_Material supplied_:
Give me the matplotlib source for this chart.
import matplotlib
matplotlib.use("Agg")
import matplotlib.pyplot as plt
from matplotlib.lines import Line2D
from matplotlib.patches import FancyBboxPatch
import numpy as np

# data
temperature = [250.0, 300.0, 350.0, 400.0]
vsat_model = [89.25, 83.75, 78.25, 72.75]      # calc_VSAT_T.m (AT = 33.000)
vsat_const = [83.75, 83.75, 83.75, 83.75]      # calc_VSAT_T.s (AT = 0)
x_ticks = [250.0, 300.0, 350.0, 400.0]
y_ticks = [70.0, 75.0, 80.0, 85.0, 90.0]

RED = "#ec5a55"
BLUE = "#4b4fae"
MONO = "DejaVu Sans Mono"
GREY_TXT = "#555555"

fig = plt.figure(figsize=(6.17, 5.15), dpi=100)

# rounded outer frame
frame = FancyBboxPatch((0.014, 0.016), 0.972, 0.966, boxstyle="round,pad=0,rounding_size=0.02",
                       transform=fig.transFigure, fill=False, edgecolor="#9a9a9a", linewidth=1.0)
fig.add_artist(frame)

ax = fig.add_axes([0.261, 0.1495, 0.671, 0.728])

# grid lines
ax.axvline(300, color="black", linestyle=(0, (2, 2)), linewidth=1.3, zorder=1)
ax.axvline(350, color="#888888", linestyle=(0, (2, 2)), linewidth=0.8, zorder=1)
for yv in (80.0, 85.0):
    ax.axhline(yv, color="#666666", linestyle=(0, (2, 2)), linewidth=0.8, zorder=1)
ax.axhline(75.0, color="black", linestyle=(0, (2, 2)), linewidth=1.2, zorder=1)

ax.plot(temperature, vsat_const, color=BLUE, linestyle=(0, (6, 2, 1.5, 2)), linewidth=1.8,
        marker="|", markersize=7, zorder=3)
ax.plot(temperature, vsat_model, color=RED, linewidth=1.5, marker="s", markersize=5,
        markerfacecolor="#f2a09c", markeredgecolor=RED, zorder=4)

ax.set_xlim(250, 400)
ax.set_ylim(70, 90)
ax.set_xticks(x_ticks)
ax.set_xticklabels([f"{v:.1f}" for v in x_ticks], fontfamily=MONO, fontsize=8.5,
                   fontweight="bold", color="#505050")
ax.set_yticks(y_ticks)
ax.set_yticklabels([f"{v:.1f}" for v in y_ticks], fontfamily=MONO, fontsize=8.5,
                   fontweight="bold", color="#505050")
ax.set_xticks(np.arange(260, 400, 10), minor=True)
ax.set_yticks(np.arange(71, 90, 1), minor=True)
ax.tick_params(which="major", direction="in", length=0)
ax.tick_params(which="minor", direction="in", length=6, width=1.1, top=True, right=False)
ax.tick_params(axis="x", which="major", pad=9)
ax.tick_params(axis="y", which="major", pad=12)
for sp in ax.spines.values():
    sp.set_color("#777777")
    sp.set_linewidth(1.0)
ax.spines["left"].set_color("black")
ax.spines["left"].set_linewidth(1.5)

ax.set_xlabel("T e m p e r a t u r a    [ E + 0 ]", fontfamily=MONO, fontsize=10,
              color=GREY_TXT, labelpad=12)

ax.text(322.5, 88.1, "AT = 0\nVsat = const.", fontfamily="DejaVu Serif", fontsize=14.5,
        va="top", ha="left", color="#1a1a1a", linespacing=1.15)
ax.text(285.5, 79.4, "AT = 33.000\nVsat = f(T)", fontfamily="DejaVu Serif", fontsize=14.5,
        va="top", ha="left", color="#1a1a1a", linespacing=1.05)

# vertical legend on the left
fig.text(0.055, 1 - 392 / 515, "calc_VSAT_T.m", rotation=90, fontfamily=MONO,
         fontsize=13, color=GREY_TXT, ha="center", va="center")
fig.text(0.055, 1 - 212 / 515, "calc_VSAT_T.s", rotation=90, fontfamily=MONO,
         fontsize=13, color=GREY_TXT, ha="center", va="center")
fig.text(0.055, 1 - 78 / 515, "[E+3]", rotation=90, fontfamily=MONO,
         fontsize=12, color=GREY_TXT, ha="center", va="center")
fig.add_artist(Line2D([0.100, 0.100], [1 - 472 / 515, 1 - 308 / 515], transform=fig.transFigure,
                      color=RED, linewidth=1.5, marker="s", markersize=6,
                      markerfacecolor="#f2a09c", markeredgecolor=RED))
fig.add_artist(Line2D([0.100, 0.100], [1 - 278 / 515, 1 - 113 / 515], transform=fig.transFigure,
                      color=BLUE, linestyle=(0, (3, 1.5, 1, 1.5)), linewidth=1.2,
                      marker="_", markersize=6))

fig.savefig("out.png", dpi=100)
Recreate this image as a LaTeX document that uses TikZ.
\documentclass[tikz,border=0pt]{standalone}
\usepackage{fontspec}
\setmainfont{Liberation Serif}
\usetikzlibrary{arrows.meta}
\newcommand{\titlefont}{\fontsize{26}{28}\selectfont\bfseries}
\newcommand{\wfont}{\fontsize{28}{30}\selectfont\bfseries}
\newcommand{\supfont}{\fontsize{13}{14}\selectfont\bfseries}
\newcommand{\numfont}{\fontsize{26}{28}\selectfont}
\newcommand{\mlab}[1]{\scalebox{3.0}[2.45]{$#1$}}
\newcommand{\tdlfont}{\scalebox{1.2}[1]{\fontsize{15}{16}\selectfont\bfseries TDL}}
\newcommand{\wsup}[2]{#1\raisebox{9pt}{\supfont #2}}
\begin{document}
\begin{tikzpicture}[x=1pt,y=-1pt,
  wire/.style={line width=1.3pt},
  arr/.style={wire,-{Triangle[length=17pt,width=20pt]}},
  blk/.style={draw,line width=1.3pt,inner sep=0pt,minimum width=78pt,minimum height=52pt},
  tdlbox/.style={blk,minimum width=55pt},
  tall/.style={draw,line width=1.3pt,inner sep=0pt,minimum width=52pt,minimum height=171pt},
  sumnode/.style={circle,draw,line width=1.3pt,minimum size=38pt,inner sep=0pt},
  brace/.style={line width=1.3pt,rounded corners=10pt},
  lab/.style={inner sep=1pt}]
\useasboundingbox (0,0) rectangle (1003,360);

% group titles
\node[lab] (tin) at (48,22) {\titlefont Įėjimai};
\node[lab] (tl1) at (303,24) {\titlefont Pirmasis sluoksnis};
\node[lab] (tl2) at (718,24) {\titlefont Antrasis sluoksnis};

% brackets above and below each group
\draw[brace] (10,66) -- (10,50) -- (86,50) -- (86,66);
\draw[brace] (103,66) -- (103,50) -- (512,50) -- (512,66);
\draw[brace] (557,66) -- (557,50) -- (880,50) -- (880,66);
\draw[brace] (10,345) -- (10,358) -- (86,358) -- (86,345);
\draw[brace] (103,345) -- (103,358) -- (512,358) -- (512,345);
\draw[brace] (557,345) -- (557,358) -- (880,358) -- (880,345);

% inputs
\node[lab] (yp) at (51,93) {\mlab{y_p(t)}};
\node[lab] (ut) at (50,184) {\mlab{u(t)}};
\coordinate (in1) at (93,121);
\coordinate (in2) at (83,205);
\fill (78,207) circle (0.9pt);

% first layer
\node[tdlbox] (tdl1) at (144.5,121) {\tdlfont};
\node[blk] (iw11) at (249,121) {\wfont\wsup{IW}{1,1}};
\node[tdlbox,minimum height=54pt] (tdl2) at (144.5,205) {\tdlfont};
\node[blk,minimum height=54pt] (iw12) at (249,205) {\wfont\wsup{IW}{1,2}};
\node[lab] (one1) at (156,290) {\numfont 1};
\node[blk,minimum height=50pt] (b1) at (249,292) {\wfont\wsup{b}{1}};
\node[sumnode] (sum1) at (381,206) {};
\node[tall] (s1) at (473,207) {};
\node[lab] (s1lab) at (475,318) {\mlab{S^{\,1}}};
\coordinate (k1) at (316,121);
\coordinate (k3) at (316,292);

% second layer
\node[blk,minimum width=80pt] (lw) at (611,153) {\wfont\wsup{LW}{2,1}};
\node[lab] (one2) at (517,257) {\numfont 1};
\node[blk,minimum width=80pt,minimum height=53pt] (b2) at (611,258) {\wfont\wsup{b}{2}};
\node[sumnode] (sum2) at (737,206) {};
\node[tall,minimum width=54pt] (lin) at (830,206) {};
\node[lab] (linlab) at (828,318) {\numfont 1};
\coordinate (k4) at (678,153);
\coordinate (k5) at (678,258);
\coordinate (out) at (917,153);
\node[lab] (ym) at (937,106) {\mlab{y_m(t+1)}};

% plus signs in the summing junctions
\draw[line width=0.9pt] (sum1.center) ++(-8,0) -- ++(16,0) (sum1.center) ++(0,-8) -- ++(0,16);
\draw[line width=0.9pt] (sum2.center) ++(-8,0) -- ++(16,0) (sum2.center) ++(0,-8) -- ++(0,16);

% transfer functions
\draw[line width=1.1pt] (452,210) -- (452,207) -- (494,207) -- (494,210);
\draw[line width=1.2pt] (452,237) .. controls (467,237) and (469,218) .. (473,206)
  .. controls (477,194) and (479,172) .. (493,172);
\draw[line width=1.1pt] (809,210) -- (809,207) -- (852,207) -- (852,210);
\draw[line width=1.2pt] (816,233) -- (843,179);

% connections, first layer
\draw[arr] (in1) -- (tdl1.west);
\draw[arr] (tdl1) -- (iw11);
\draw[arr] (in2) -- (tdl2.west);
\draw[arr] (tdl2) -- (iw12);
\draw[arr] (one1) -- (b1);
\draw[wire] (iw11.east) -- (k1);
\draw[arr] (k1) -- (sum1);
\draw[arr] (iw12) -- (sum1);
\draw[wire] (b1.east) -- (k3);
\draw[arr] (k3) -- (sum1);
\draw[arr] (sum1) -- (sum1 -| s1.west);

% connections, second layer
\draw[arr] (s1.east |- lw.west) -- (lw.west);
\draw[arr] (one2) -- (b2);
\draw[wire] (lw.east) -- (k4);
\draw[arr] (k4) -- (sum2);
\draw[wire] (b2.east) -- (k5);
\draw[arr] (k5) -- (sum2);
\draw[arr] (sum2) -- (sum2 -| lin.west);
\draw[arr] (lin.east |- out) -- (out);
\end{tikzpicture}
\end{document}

_What is expected_: Reproduce, without alteration, solely the lines beginning at the line that includes "Recreate this image" and ending at the line that includes "(78,207) circle (0.9pt);", both lines included.

_Task output_:
Recreate this image as a LaTeX document that uses TikZ.
\documentclass[tikz,border=0pt]{standalone}
\usepackage{fontspec}
\setmainfont{Liberation Serif}
\usetikzlibrary{arrows.meta}
\newcommand{\titlefont}{\fontsize{26}{28}\selectfont\bfseries}
\newcommand{\wfont}{\fontsize{28}{30}\selectfont\bfseries}
\newcommand{\supfont}{\fontsize{13}{14}\selectfont\bfseries}
\newcommand{\numfont}{\fontsize{26}{28}\selectfont}
\newcommand{\mlab}[1]{\scalebox{3.0}[2.45]{$#1$}}
\newcommand{\tdlfont}{\scalebox{1.2}[1]{\fontsize{15}{16}\selectfont\bfseries TDL}}
\newcommand{\wsup}[2]{#1\raisebox{9pt}{\supfont #2}}
\begin{document}
\begin{tikzpicture}[x=1pt,y=-1pt,
  wire/.style={line width=1.3pt},
  arr/.style={wire,-{Triangle[length=17pt,width=20pt]}},
  blk/.style={draw,line width=1.3pt,inner sep=0pt,minimum width=78pt,minimum height=52pt},
  tdlbox/.style={blk,minimum width=55pt},
  tall/.style={draw,line width=1.3pt,inner sep=0pt,minimum width=52pt,minimum height=171pt},
  sumnode/.style={circle,draw,line width=1.3pt,minimum size=38pt,inner sep=0pt},
  brace/.style={line width=1.3pt,rounded corners=10pt},
  lab/.style={inner sep=1pt}]
\useasboundingbox (0,0) rectangle (1003,360);

% group titles
\node[lab] (tin) at (48,22) {\titlefont Įėjimai};
\node[lab] (tl1) at (303,24) {\titlefont Pirmasis sluoksnis};
\node[lab] (tl2) at (718,24) {\titlefont Antrasis sluoksnis};

% brackets above and below each group
\draw[brace] (10,66) -- (10,50) -- (86,50) -- (86,66);
\draw[brace] (103,66) -- (103,50) -- (512,50) -- (512,66);
\draw[brace] (557,66) -- (557,50) -- (880,50) -- (880,66);
\draw[brace] (10,345) -- (10,358) -- (86,358) -- (86,345);
\draw[brace] (103,345) -- (103,358) -- (512,358) -- (512,345);
\draw[brace] (557,345) -- (557,358) -- (880,358) -- (880,345);

% inputs
\node[lab] (yp) at (51,93) {\mlab{y_p(t)}};
\node[lab] (ut) at (50,184) {\mlab{u(t)}};
\coordinate (in1) at (93,121);
\coordinate (in2) at (83,205);
\fill (78,207) circle (0.9pt);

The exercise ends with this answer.